If you are a MonetDB developer/enthusiast and you would like to contribute in the logging system of MonetDB by either introducing new layers, components or logging levels, then ‘gdk/gdk_tracer.h’ and ‘gdk/gdk_tracer.c’ are the files you are looking for!

Debugging

In most cases, the system produces  informative error messages. However, there are situations where MonetDB enters an area not covered by the test suite or previous use and a segmentation fault occurs. These cases are hard to analyze outside the development lab. To isolate and resolve the issue we need at least the following information.

Sent us the result of the command

mserver5 --version --dbname=<databasename>

or the equivalent using

monetdb --version <databasename>

Is the error reproducible with a small (5-10 line) script/query/program? Trim your experiment to the minimal size that demonstrates the erroneous behavior. Such a script is the best we can hope for, because it will end up in the nightly testing.
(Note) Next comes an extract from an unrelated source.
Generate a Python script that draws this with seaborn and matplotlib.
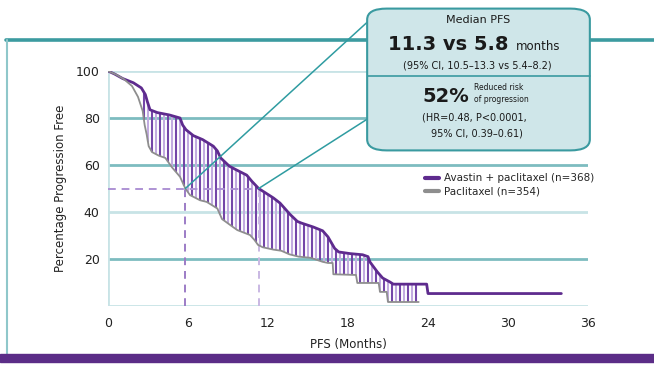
import numpy as np
import pandas as pd
import seaborn as sns
import matplotlib.pyplot as plt
from matplotlib.patches import FancyBboxPatch, ConnectionPatch
from matplotlib.lines import Line2D

# curve vertices (months, % progression free)
avastin_t = [0, 0.5, 1.1, 1.9, 2.5, 2.8, 2.95, 3.15, 3.7, 4.6, 5.4, 5.6, 5.85, 6.4, 7.1,
             7.9, 8.2, 8.45, 9.1, 9.6, 10.4, 10.8, 11.3, 12.4, 12.9, 13.65, 14.2, 14.5,
             15.4, 16.1, 16.5, 17.0, 17.3, 18.15, 19.1, 19.5, 19.65, 20.2, 20.6, 21.15,
             21.4, 23.9, 24.0, 34.0]
avastin_s = [100, 98.7, 96.8, 95, 92.8, 90, 87, 83.5, 82.3, 81.3, 80, 77, 75, 72.5, 70.8,
             68, 66, 63, 59.5, 58, 55.7, 53, 50, 46, 43.8, 39, 36, 35.3,
             33.6, 32, 29.4, 24.5, 23, 22.3, 21.8, 21, 18.7, 14.5, 11.9, 10.2,
             9.3, 9.3, 5.3, 5.3]

pacli_t = [0, 0.6, 1.2, 1.8, 2.25, 2.6, 2.75, 2.9, 3.05, 3.3, 3.8, 4.3, 4.8, 5.4, 5.8,
           6.15, 6.9, 7.4, 8.2, 8.55, 9.4, 9.7, 10.65, 11.0, 11.25, 11.6, 12.4, 13.0,
           13.6, 14.3, 15.2, 16.1, 16.5, 16.85, 16.9, 18.6, 18.7, 20.3, 20.4, 20.9,
           21.0, 23.3]
pacli_s = [100, 98.5, 96.5, 93.6, 89, 83, 77, 73, 68, 65.5, 64, 63, 59, 55, 50,
           47.2, 45, 44.3, 41.5, 37, 33.5, 32.3, 30.2, 28, 26, 25, 24, 23.5,
           22, 21, 20.5, 18.8, 18.3, 18.3, 13.5, 13.2, 9.8, 9.8, 6, 6,
           1.7, 1.7]

medians = [5.8, 11.3]
x_ticks = [0, 6, 12, 18, 24, 30, 36]
y_ticks = [20, 40, 60, 80, 100]
labels = ["Avastin + paclitaxel (n=368)", "Paclitaxel (n=354)"]

PURPLE = "#5e2b8e"
PURPLE_LIGHT = "#c2abe0"
PURPLE_MID = "#7446a8"
GRAY = "#8e8e8e"
TEAL = "#3c9ba0"
TEAL_GRID = "#7dbcc0"
TEAL_LIGHT = "#c8e3e6"

sns.set_theme(style="white")
plt.rcParams["font.family"] = ["Liberation Sans Narrow", "DejaVu Sans"]

W, H = 654, 367
fig = plt.figure(figsize=(W / 100, H / 100), dpi=100)
ax = fig.add_axes([108 / W, (H - 306) / H, 480 / W, 235 / H])

df = pd.concat([
    pd.DataFrame({"t": avastin_t, "s": avastin_s, "arm": labels[0]}),
    pd.DataFrame({"t": pacli_t, "s": pacli_s, "arm": labels[1]}),
])

# gridlines (alternating strong / light)
for y in [0, 20, 40, 60, 80, 100]:
    c = TEAL_GRID if y in (20, 60, 80) else TEAL_LIGHT
    ax.axhline(y, color=c, lw=2.0, zorder=0)
ax.axvline(0, color=TEAL_LIGHT, lw=2.0, zorder=0)

# hatching between the two curves
hx = np.arange(2.7, 23.3, 0.3)
top = np.interp(hx, avastin_t, avastin_s)
bot = np.interp(hx, pacli_t, pacli_s)
for k, (x, a, b) in enumerate(zip(hx, top, bot)):
    if a - b > 0.8:
        ax.vlines(x, b, a, color=PURPLE_MID if k % 2 == 0 else PURPLE_LIGHT,
                  lw=1.5, zorder=1)

# median dashed guides
ax.hlines(50, 0, medians[1], color="#ae93d4", lw=1.4, ls=(0, (4, 3)), zorder=1.5)
ax.vlines(medians[0], 0, 50, color="#9c7cc6", lw=1.4, ls=(0, (4, 3)), zorder=1.5)
ax.vlines(medians[1], 0, 50, color="#c9b8e3", lw=1.4, ls=(0, (4, 3)), zorder=1.5)

sns.lineplot(data=df, x="t", y="s", hue="arm", palette=[PURPLE, GRAY],
             estimator=None, sort=False, size="arm", sizes=[2.0, 1.3],
             legend=False, ax=ax, zorder=3)

ax.set_xlim(0, 36)
ax.set_ylim(0, 100)
ax.set_xticks(x_ticks)
ax.set_yticks(y_ticks)
ax.tick_params(axis="both", length=0, labelsize=9, colors="#222222")
ax.tick_params(axis="x", pad=8)
ax.tick_params(axis="y", pad=6)
for s in ax.spines.values():
    s.set_visible(False)
ax.set_xlabel("PFS (Months)", fontsize=8.5, color="#222222", labelpad=6)
ax.set_ylabel("Percentage Progression Free", fontsize=8.5, color="#222222", labelpad=6)
ax.patch.set_alpha(0)

handles = [Line2D([], [], color=PURPLE, lw=3), Line2D([], [], color=GRAY, lw=3)]
ax.legend(handles, labels, loc="center left", bbox_to_anchor=(0.64, 0.515), frameon=False,
          fontsize=7.5, handlelength=1.4, handletextpad=0.5, labelspacing=0.35)


def fx(px):
    return px / W


def fy(py):
    return (H - py) / H


# frame lines
fig.add_artist(Line2D([fx(6), fx(654)], [fy(40), fy(40)], color=TEAL, lw=2.6, zorder=0))
fig.add_artist(Line2D([fx(7), fx(7)], [fy(40), fy(355)], color="#8fc7ca", lw=1.5, zorder=0))
fig.add_artist(plt.Rectangle((0, fy(362)), 1, (362 - 354) / H, color="#5b2d87", zorder=0))

# callout connectors
for xm, (bx, by) in zip(medians, [(374, 16), (369, 118)]):
    fig.add_artist(ConnectionPatch(xyA=(xm, 50), coordsA=ax.transData,
                                   xyB=(fx(bx), fy(by)), coordsB=fig.transFigure,
                                   color="#2f9ca1", lw=1.1, zorder=4))

# info box
box = FancyBboxPatch((fx(375), fy(146)), fx(590 - 375 - 8), (146 - 13) / H,
                     boxstyle="round,pad=0.012,rounding_size=0.03",
                     transform=fig.transFigure, facecolor="#cfe6e9", edgecolor="#3a9aa0",
                     lw=1.5, zorder=5)
fig.add_artist(box)
fig.add_artist(Line2D([fx(368), fx(590)], [fy(76), fy(76)], color="#3a9aa0", lw=1.2, zorder=6))

txt = dict(transform=fig.transFigure, color="#1a1a1a", zorder=7, va="center")
fig.text(fx(478), fy(20), "Median PFS", ha="center", fontsize=8, **txt)
fig.text(fx(508), fy(45), "11.3 vs 5.8", ha="right", fontsize=14, fontweight="bold", **txt)
fig.text(fx(516), fy(47), "months", ha="left", fontsize=8.5, **txt)
fig.text(fx(477), fy(65), "(95% CI, 10.5\u201313.3 vs 5.4\u20138.2)", ha="center", fontsize=7, **txt)
fig.text(fx(469), fy(97), "52%", ha="right", fontsize=14, fontweight="bold", **txt)
fig.text(fx(474), fy(88), "Reduced risk", ha="left", fontsize=5.5, **txt)
fig.text(fx(474), fy(99), "of progression", ha="left", fontsize=5.5, **txt)
fig.text(fx(474), fy(118), "(HR=0.48, P<0.0001,", ha="center", fontsize=7, **txt)
fig.text(fx(477), fy(134), "95% CI, 0.39\u20130.61)", ha="center", fontsize=7, **txt)

fig.savefig("out.png", dpi=100)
In addition, follow the steps, assuming that you are logged onto the same Linux (!) machine as where the server will run:

  1. Sent the tail of the merovingian log (100 lines) located in the dbfarm directory.
  2. Start the database server either with monetdb  or as a full command line mserver --dbpath="..."
  3. Lookup the process id for this server using the command  ps -al |grep mserver5
  4. Attach the debugger with gdb mserver5 <processid>
  5. Run your experiment again until it hits the segmentation fault, which you see emerging in the window.
  6. Then obtain a stack trace with the command where. It shows the context of the crash using the list command and the variables used in the context of the crash.
  7. Collect the status of all threads using the command thr app all bt.